» YOUR TASK: Leave out every picture, then transcribe the rest of the listing exactly.

» DATA SUPPLIED:
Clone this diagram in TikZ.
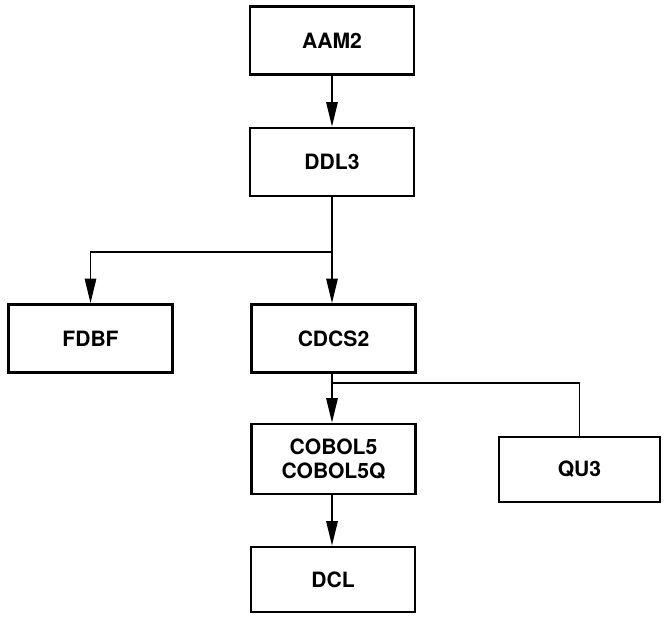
\documentclass[tikz,border=0pt]{standalone}
\usepackage{fontspec}
\setmainfont{TeX Gyre Heros}
\usepackage{tikz}
\usetikzlibrary{arrows.meta}

\begin{document}
\begin{tikzpicture}[>={Triangle[length=14pt,width=6.5pt]},
	box/.style={draw, line width=1.5pt, minimum width=3.28cm, minimum height=1.36cm, align=center,
		font=\fontsize{12}{13.5}\selectfont\bfseries},
	link/.style={line width=1pt}]
	  			\useasboundingbox (0,0) rectangle (13.4,12.48);

	  			\node[box] (aam) at (6.64,11.67) {AAM2};
	  			\node[box] (ddl) at (6.64,9.24) {DDL3};
	  			\node[box] (fdbf) at (1.81,5.71) {FDBF};
	  			\node[box] (cdcs) at (6.67,5.71) {CDCS2};
	  			\node[box, minimum height=1.4cm] (cobol) at (6.67,3.30) {COBOL5\\COBOL5Q};
	  			\node[box, minimum width=3.22cm, minimum height=1.30cm] (qu) at (11.59,3.09) {QU3};
	  			\node[box, minimum height=1.30cm] (dcl) at (6.66,0.89) {DCL};

	  			\coordinate (split1) at (6.64,7.44);
	  			\coordinate (split2) at (6.64,4.82);

	  			\draw[->, link] (aam) -- (ddl);
	  			\draw[link] (ddl) -- (split1);
	  			\draw[->, link] (split1) -| (fdbf);
	  			\draw[->, link] (split1) -- (split1 |- cdcs.north);

	  			\draw[link] (cdcs.south -| split2) -- (split2);
	  			\draw[->, link] (split2) -- (split2 |- cobol.north);
	  			\draw[link] (split2) -| (qu);
	  			\draw[->, link] (cobol.south -| split2) -- (split2 |- dcl.north);
	  		\end{tikzpicture}
\end{document}
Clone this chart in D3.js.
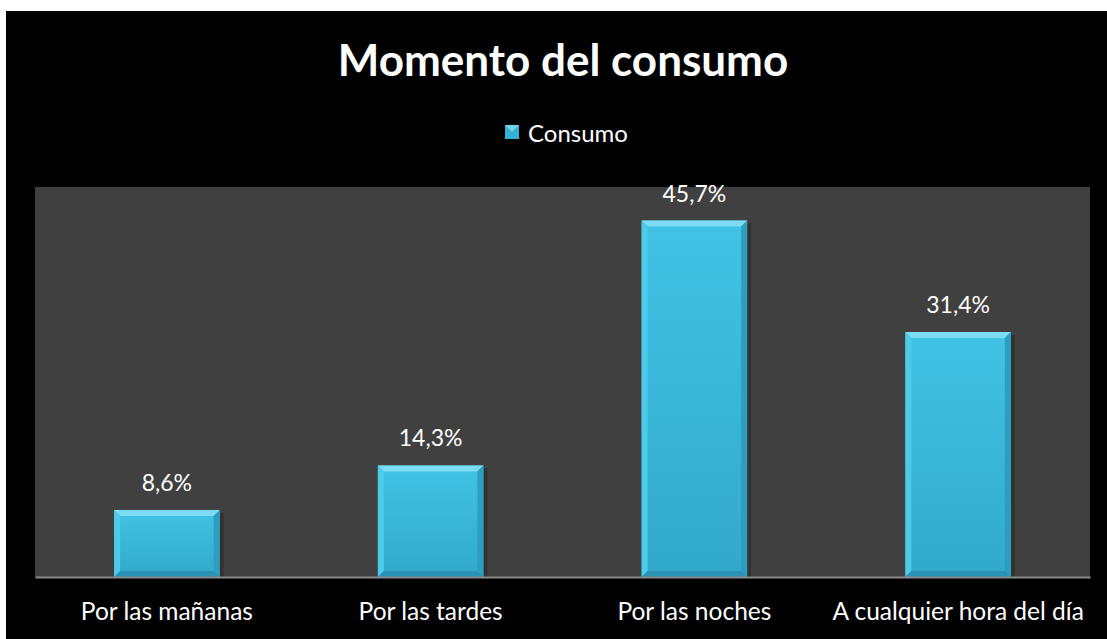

» SOLUTION:
Clone this diagram in TikZ.
\documentclass[tikz,border=0pt]{standalone}
\usepackage{fontspec}
\setmainfont{TeX Gyre Heros}
\usepackage{tikz}
\usetikzlibrary{arrows.meta}

\begin{document}
\begin{tikzpicture}[>={Triangle[length=14pt,width=6.5pt]},
	box/.style={draw, line width=1.5pt, minimum width=3.28cm, minimum height=1.36cm, align=center,
		font=\fontsize{12}{13.5}\selectfont\bfseries},
	link/.style={line width=1pt}]
	  			\useasboundingbox (0,0) rectangle (13.4,12.48);

	  			\node[box] (aam) at (6.64,11.67) {AAM2};
	  			\node[box] (ddl) at (6.64,9.24) {DDL3};
	  			\node[box] (fdbf) at (1.81,5.71) {FDBF};
	  			\node[box] (cdcs) at (6.67,5.71) {CDCS2};
	  			\node[box, minimum height=1.4cm] (cobol) at (6.67,3.30) {COBOL5\\COBOL5Q};
	  			\node[box, minimum width=3.22cm, minimum height=1.30cm] (qu) at (11.59,3.09) {QU3};
	  			\node[box, minimum height=1.30cm] (dcl) at (6.66,0.89) {DCL};

	  			\coordinate (split1) at (6.64,7.44);
	  			\coordinate (split2) at (6.64,4.82);

	  			\draw[->, link] (aam) -- (ddl);
	  			\draw[link] (ddl) -- (split1);
	  			\draw[->, link] (split1) -| (fdbf);
	  			\draw[->, link] (split1) -- (split1 |- cdcs.north);

	  			\draw[link] (cdcs.south -| split2) -- (split2);
	  			\draw[->, link] (split2) -- (split2 |- cobol.north);
	  			\draw[link] (split2) -| (qu);
	  			\draw[->, link] (cobol.south -| split2) -- (split2 |- dcl.north);
	  		\end{tikzpicture}
\end{document}
Clone this chart in D3.js.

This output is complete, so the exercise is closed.